Alexei Volkov is Professor of History at National Tsing-Hua University (Taiwan). He got his bachelor and master degrees from Mathematics department of the Moscow State University and his doctoral degree from the Institute for the History of Science and Technology of the Academy of Sciences (Moscow). His dissertation was devoted to the history of Chinese mathematics of the first millennium AD. In 1986-2006 he held academic positions in USSR/Russia, France, Hong Kong, and Canada. Since 2006 he works in the National Tsing-Hua University (Taiwan). In 2007 he was a Member of the Institute for Advanced Study (Princeton). His recent publications include a co-edited monograph Computations and Computing Devices in Mathematics Education before the Advent of Electronic Calculators (Springer, 2018).

Research Interests

History of mathematics and mathematics education in China prior to the 17th century; history of mathematics and mathematics education in traditional Vietnam, Korea, and Japan

A study of medieval mathematical manuscripts from Dunhuang (China)

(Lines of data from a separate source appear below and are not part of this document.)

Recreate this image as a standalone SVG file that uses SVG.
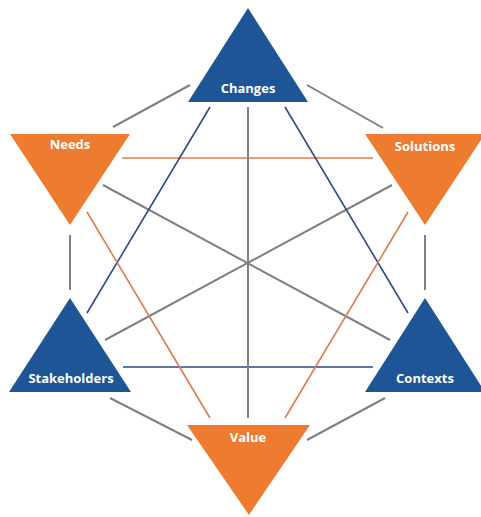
<svg xmlns="http://www.w3.org/2000/svg" width="481" height="517" viewBox="0 0 481 517">
<style>
.bg{fill:#ffffff}
.blue{fill:#1e5596}
.orange{fill:#ee7c30}
.lbl{font-family:"Open Sans","Liberation Sans",sans-serif;font-weight:700;font-size:13px;fill:#ffffff;text-anchor:middle}
.g{stroke:#7f7f85;stroke-width:2;fill:none}
.b{stroke:#2c4a86;stroke-width:1.6;fill:none}
.o{stroke:#e07a4a;stroke-width:1.6;fill:none}
</style>
<rect class="bg" x="0" y="0" width="481" height="517"/>
<g id="connectors">
  <line class="g" x1="190" y1="85" x2="113" y2="127"/>
  <line class="g" x1="307" y1="85" x2="383" y2="128"/>
  <line class="g" x1="70" y1="235" x2="70" y2="290"/>
  <line class="g" x1="425" y1="235" x2="425" y2="290"/>
  <line class="g" x1="110" y1="398" x2="192" y2="440"/>
  <line class="g" x1="385" y1="398" x2="307" y2="440"/>
  <line class="o" x1="122" y1="158" x2="373" y2="158"/>
  <line class="b" x1="123" y1="367" x2="373" y2="367"/>
  <line class="g" x1="248" y1="107" x2="248" y2="418"/>
  <line class="g" x1="103" y1="185" x2="390" y2="340"/>
  <line class="g" x1="392" y1="185" x2="105" y2="340"/>
  <line class="b" x1="210" y1="107" x2="87" y2="313"/>
  <line class="b" x1="285" y1="107" x2="408" y2="313"/>
  <line class="o" x1="87" y1="212" x2="210" y2="418"/>
  <line class="o" x1="408" y1="212" x2="285" y2="418"/>
</g>
<g id="changes">
  <polygon class="blue" points="248,8 188,102 308,102"/>
  <text class="lbl" x="248" y="93">Changes</text>
</g>
<g id="needs">
  <polygon class="orange" points="10,134 130,134 70,225"/>
  <text class="lbl" x="70" y="149">Needs</text>
</g>
<g id="solutions">
  <polygon class="orange" points="365,134 485,134 425,225"/>
  <text class="lbl" x="425" y="151">Solutions</text>
</g>
<g id="stakeholders">
  <polygon class="blue" points="70,298 9,392 131,392"/>
  <text class="lbl" x="71" y="383">Stakeholders</text>
</g>
<g id="contexts">
  <polygon class="blue" points="425,298 365,392 485,392"/>
  <text class="lbl" x="425" y="383">Contexts</text>
</g>
<g id="value">
  <polygon class="orange" points="187,425 310,425 249,515"/>
  <text class="lbl" x="248" y="442">Value</text>
</g>
</svg>
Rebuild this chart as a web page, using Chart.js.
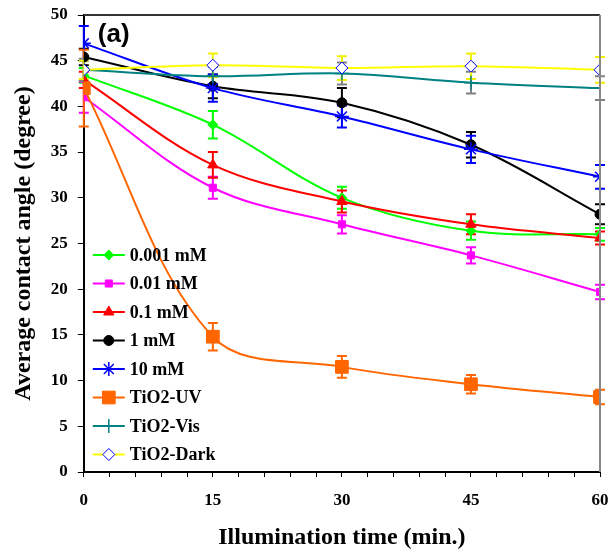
<!DOCTYPE html>
<html>
<head>
<meta charset="utf-8">
<script src="https://cdn.jsdelivr.net/npm/chart.js@4/dist/chart.umd.min.js"></script>
<style>
  html, body { margin: 0; padding: 0; background: #fff; }
  #wrap { width: 610px; height: 550px; position: relative; }
</style>
</head>
<body>
<div id="wrap"><canvas id="chart"></canvas></div>
<script>
const times = [0, 15, 30, 45, 60];
const seriesNames = ['0.001 mM', '0.01 mM', '0.1 mM', '1 mM', '10 mM', 'TiO2-UV', 'TiO2-Vis', 'TiO2-Dark'];

const v0001 = [43.4, 38.0, 30.0, 26.4, 26.0];
const v001 = [41.0, 31.1, 27.1, 23.7, 19.7];
const v01 = [42.9, 33.6, 29.6, 27.1, 25.6];
const v1 = [45.4, 42.2, 40.4, 35.8, 28.2];
const v10 = [46.9, 42.0, 38.9, 35.3, 32.3];
const vUV = [42.0, 14.8, 11.5, 9.6, 8.2];
const vVis = [44.0, 43.3, 43.6, 42.6, 42.0];
const vDark = [44.0, 44.5, 44.2, 44.4, 44.0];

const e0001 = [0.8, 1.5, 1.2, 1.0, 0.7];
const e001 = [1.7, 1.2, 1.0, 0.9, 0.8];
const e01 = [0.9, 1.4, 1.2, 1.1, 0.7];
const e1 = [0.9, 1.3, 1.6, 1.4, 1.1];
const e10 = [1.9, 1.5, 1.2, 1.5, 1.3];
const eUV = [4.2, 1.5, 1.2, 1.0, 0.8];
const eVis = [1.2, 1.0, 1.2, 1.2, 1.3];
const eDark = [1.0, 1.3, 1.3, 1.4, 1.4];

const serif = "'Liberation Serif', 'Times New Roman', serif";

function series(label, values, errors, color, style, radius, extra) {
  return Object.assign({
    label: label,
    data: times.map((t, i) => ({ x: t, y: values[i] })),
    errors: errors,
    errColor: color,
    borderColor: color,
    backgroundColor: color,
    pointBackgroundColor: color,
    pointBorderColor: color,
    pointStyle: style,
    pointRadius: radius,
    pointBorderWidth: 1,
    borderWidth: 2,
    tension: 0.35,
    fill: false
  }, extra || {});
}

const datasets = [
  series(seriesNames[0], v0001, e0001, '#00ff00', 'rectRot', 5),
  series(seriesNames[1], v001, e001, '#ff00ff', 'rect', 5),
  series(seriesNames[2], v01, e01, '#ff0000', 'triangle', 6),
  series(seriesNames[3], v1, e1, '#000000', 'circle', 5),
  series(seriesNames[4], v10, e10, '#0000ff', 'star', 7, { pointBorderWidth: 1.5 }),
  series(seriesNames[5], vUV, eUV, '#ff6600', 'rect', 9),
  series(seriesNames[6], vVis, eVis, '#008080', 'cross', 7, { errColor: '#808080', pointBorderWidth: 1.5 }),
  series(seriesNames[7], vDark, eDark, '#ffff00', 'rectRot', 6, {
    pointBackgroundColor: '#ffffff', pointBorderColor: '#0000ff', errColor: '#f0f000'
  })
];
// later series drawn on top, like the original
datasets.forEach((d, i) => { d.order = datasets.length - i; });

const errorBars = {
  id: 'errorBars',
  beforeDatasetsDraw(chart) {
    const ctx = chart.ctx;
    const xs = chart.scales.x, ys = chart.scales.y;
    ctx.save();
    chart.data.datasets.forEach((ds) => {
      ctx.strokeStyle = ds.errColor;
      ctx.lineWidth = 2;
      ds.data.forEach((p, i) => {
        const e = ds.errors[i];
        const px = xs.getPixelForValue(p.x);
        const top = ys.getPixelForValue(p.y + e);
        const bot = ys.getPixelForValue(p.y - e);
        ctx.beginPath();
        ctx.moveTo(px, top); ctx.lineTo(px, bot);
        ctx.moveTo(px - 5, top); ctx.lineTo(px + 5, top);
        ctx.moveTo(px - 5, bot); ctx.lineTo(px + 5, bot);
        ctx.stroke();
      });
    });
    ctx.restore();
  }
};

const frameAndLegend = {
  id: 'frameAndLegend',
  afterDraw(chart) {
    const ctx = chart.ctx;
    const a = chart.chartArea;
    ctx.save();
    // top and right border
    ctx.lineWidth = 2;
    ctx.strokeStyle = '#333333';
    ctx.beginPath(); ctx.moveTo(a.left, a.top); ctx.lineTo(a.right, a.top); ctx.stroke();
    ctx.strokeStyle = '#888888';
    ctx.beginPath(); ctx.moveTo(a.right, a.top); ctx.lineTo(a.right, a.bottom); ctx.stroke();

    // panel label
    ctx.fillStyle = '#000';
    ctx.font = "bold 26px 'Liberation Sans', Arial, sans-serif";
    ctx.textBaseline = 'middle';
    ctx.textAlign = 'left';
    ctx.fillText('(a)', a.left + 14, a.top + 20);

    // legend
    const x0 = a.left + 9, x1 = a.left + 41, mx = a.left + 25;
    let y = 255;
    chart.data.datasets.forEach((ds) => {
      ctx.strokeStyle = ds.borderColor;
      ctx.lineWidth = 2;
      ctx.beginPath(); ctx.moveTo(x0, y); ctx.lineTo(x1, y); ctx.stroke();
      ctx.fillStyle = ds.pointBackgroundColor;
      ctx.strokeStyle = ds.pointBorderColor;
      ctx.lineWidth = ds.pointBorderWidth;
      Chart.helpers.drawPoint(ctx, { pointStyle: ds.pointStyle, radius: ds.pointRadius, borderWidth: ds.pointBorderWidth, rotation: 0 }, mx, y);
      ctx.fillStyle = '#000';
      ctx.font = 'bold 18px ' + serif;
      ctx.fillText(ds.label, a.left + 46, y + 1);
      y += 28.5;
    });
    ctx.restore();
  }
};

new Chart(document.getElementById('chart'), {
  type: 'line',
  data: { datasets: datasets },
  plugins: [errorBars, frameAndLegend],
  options: {
    responsive: true,
    maintainAspectRatio: false,
    animation: false,
    layout: { padding: { top: 15, right: 0, left: 9, bottom: 0 } },
    plugins: { legend: { display: false }, tooltip: { enabled: false } },
    scales: {
      x: {
        type: 'linear',
        min: 0, max: 60,
        afterFit: (s) => { s.paddingRight = 10; s.paddingLeft = 0; },
        border: { color: '#000', width: 2 },
        grid: { drawOnChartArea: false, color: '#000', tickLength: 5, tickWidth: 1 },
        ticks: {
          stepSize: 3,
          autoSkip: false,
          maxRotation: 0,
          padding: 15,
          color: '#000',
          font: { family: serif, size: 17, weight: 'bold', lineHeight: 1 },
          callback: (v) => (v % 15 === 0 ? v : '')
        },
        title: {
          display: true,
          text: 'Illumination time (min.)',
          color: '#000',
          font: { family: serif, size: 24, weight: 'bold', lineHeight: 1 },
          padding: { top: 2, bottom: 0 }
        }
      },
      y: {
        min: 0, max: 50,
        afterFit: (s) => { s.paddingTop = 0; s.paddingBottom = 0; },
        border: { color: '#000', width: 2 },
        grid: { drawOnChartArea: false, color: '#000', tickLength: 6, tickWidth: 1 },
        ticks: {
          stepSize: 5,
          padding: 10,
          color: '#000',
          font: { family: serif, size: 17, weight: 'bold' }
        },
        title: {
          display: true,
          text: 'Average contact angle (degree)',
          color: '#000',
          font: { family: serif, size: 24, weight: 'bold', lineHeight: 1.2 },
          padding: { top: 0, bottom: 3 }
        }
      }
    }
  }
});
</script>
</body>
</html>
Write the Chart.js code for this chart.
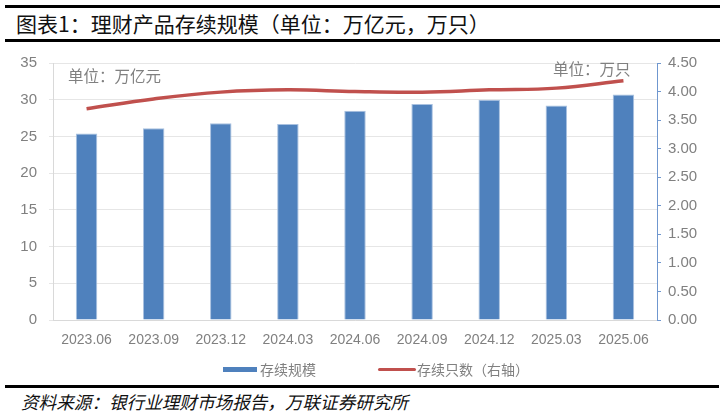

I propose to conduct a study of the mathematical manuscripts found in a cave of the Buddhist monastery in Dunhuang (China) sealed between 1006 and 1035 and currently preserved in the Bibliothèque nationale de France (Paris) and in the British Library (London). These manuscripts are unique samples of the mathematical texts used for instruction in the late first millennium AD in China. There exist preliminary studies of their contents published by Chinese and Western scholars; however, neither their critical edition nor comprehensive annotated translations have ever been published. The main goal of this project is to prepare a fully annotated (English) translation of the extant mathematical texts and fragments from Dunhuang that will also include critical edition of the original texts, a detailed analysis of their contents, and their systematic comparison with other Chinese mathematical texts of the 1st and early 2nd millennium AD. More specifically, for each structural element of the texts (a problem and an algorithm of solution), I will identify similar or identical element(s) found in extant Chinese mathematical treatises produced from the late first millennium BC to the mid-second millennium AD, compare it with these elements, and explore hypotheses concerning possible connections between them.